Questi tre punti: 1) che la crisi è un processo complicato; 2) che si inizia almeno con la guerra, se pure questa non ne è la prima manifestazione; 3) che la crisi ha origini interne, nei modi di produzione e quindi di scambio, e non in fatti politici e giuridici, paiono i primi tre punti da chiarire con esattezza.
Cercare di non riportare una crisi a definizioni o a cause uniche. La crisi, agli occhi di Gramsci, è un processo, che ha tante manifestazioni, dove causa ed effetto si accavallano e confondono.
Tentare di semplificare significa falsificare. In una crisi non abbiamo una data di inizio, bensì manifestazioni che la rendono lampante ma che, in un certo senso, sono in essere prima che la crisi stessa avvenga. Quanto, ad esempio, il crollo di Wall Street del 1929 ha spianato la strada alla Seconda Guerra mondiale? Quanto il mercato, come vita economica, ha bisogno di cosmopolitismo e quanto, invece, la vita politica ha bisogno del nazionalismo? Quanto, al di là della politica di Putin, l’ossessione per la Russia, da Napoleone in poi, ha dominato la politica europea e, in seguito, atlantica negli ultimi secoli?
Tutto il dopoguerra è crisi, con tentativi di ovviarla, che volta a volta hanno fortuna in questo o quel paese, niente altro.
Leggiamo spesso che la Borsa brucia milioni di euro in poche ore: ma sarà vero? Oppure questi milioni di euro, apparentemente bruciati, si limitano a cambiare portafoglio? Per alcuni studiosi, e forse non a torto, anche la guerra è una manifestazione di crisi economiche già in essere, anzi è una delle risposte economico-produttive alla crisi stessa. Ciò dimostra la indivisibilità nei fatti di separare la crisi economica da quella politica, sebbene ciò sia possibile scientificamente, cioè con un lavoro di astrazione.
Insomma lo sviluppo del capitalismo è stata una continua crisi, se così si può dire, cioè un rapidissimo movimento di elementi che si equilibravano ed immunizzavano.

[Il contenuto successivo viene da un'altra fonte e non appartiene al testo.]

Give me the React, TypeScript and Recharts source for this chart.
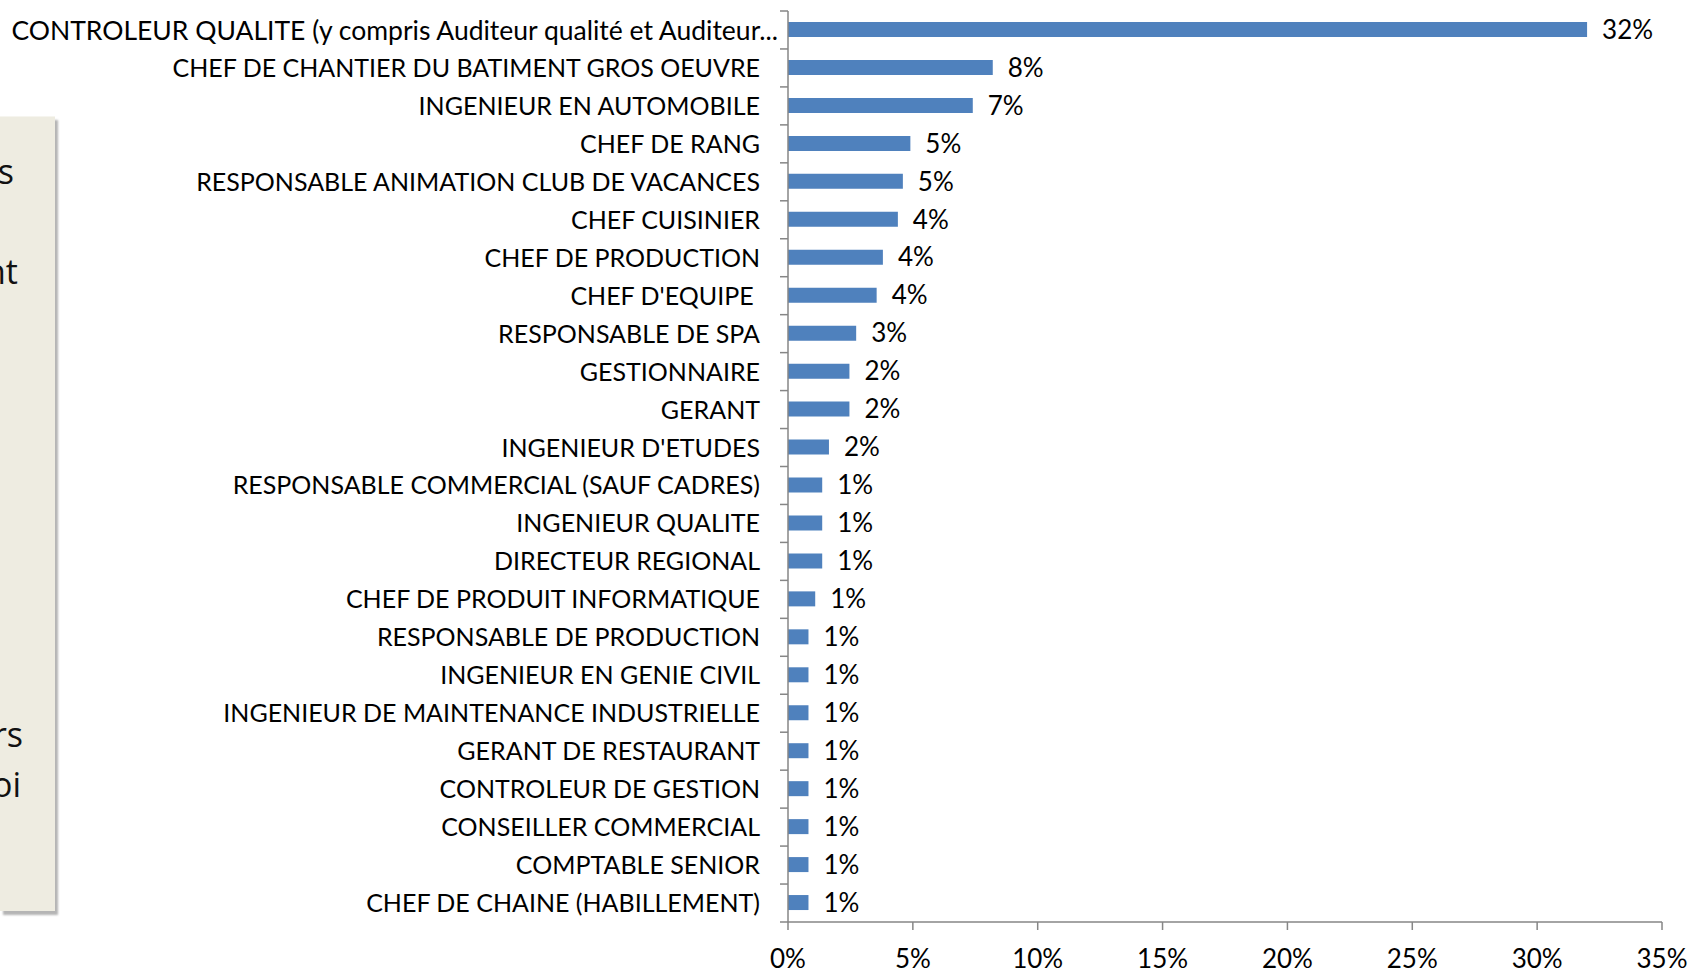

Ad un certo punto, in questo movimento, alcuni elementi hanno avuto il sopravvento, altri sono spariti o sono divenuti inetti nel quadro generale.
Praticamente diamo il nome crisi a semplici movimenti di fisiologico squilibrio della società capitalistica, immaginando, nella nostra buona fede, che meccanismi di cannibalismo economico possano trovare un’armonia tra loro.
Esempio classico è quello di inserire una gallina addormentata in una gabbia di leoni affamati e pretendere che ci sia nelle forze in campo la capacità di sviluppare armonia. Una delle forze soccombe, questo mi sembra chiaro, ma il meccanismo della spartizione della gallina tra i leoni affamati crea, di volta in volta, scenari di guerra commerciale ed economica che, spesso, sfocia in una guerra militare. Idem per la produzione ossessiva di armi che, proprio in base alla più elementare regola di mercato, una volta in sovraproduzione vanno utilizzate, altrimenti la stessa industria perderebbe ogni ragion d’essere. È nella produzione l’origine di squilibrio ed è nei meandri complessi dello squilibrio che si manifestano le crisi.
Onde illusioni varie dipendenti dal fatto che non si comprende che il mondo è un’unità, si voglia o non si voglia, e che tutti i paesi, rimanendo in certe condizioni di struttura, passeranno per certe crisi.
Ci lamentiamo spesso che il lavoro scompare, ma non intravediamo nei meccanismi di delocalizzazione industriale la causa intrinseca di questo. È chiaro che il singolo imprenditore di scarpe, producendole a un terzo del prezzo, può sperare di fare più profitto. Ma allo stesso imprenditore sfugge che, se tutti producono altrove tutto, i posti di lavoro scompaiono e, consequenzialmente, il potere di acquisto per comprare le sue scarpe. Risultato: si produce a un terzo del costo, ma si fallisce ugualmente. A meno che non si individuino altri mercati.
Ecco che la crisi diventa il tentativo di conquistare altri potenziali acquirenti, diciamo esportazione di democrazia e oggettistica, ma questo comporta una guerra militare. Quindi: ulteriore impoverimento di nazioni apparentemente progredite e ulteriore impoverimento di nazioni povere. Così la crisi si aggroviglia su se stessa, generando altre crisi latenti, in un’ottusa e cinica autodistruzione. Praticamente si supera una crisi, ponendo in essere le condizioni di una altra crisi.
La globalizzazione ha certamente velocizzato questi meccanismi che già Gramsci aveva individuato. Il rischio però è che questa velocizzazione diventi così esponenziale da non presupporre intervalli tra una crisi e un’altra. La definizione più bella di follia è: fare sempre le stesse cose, aspettandosi risultati diversi.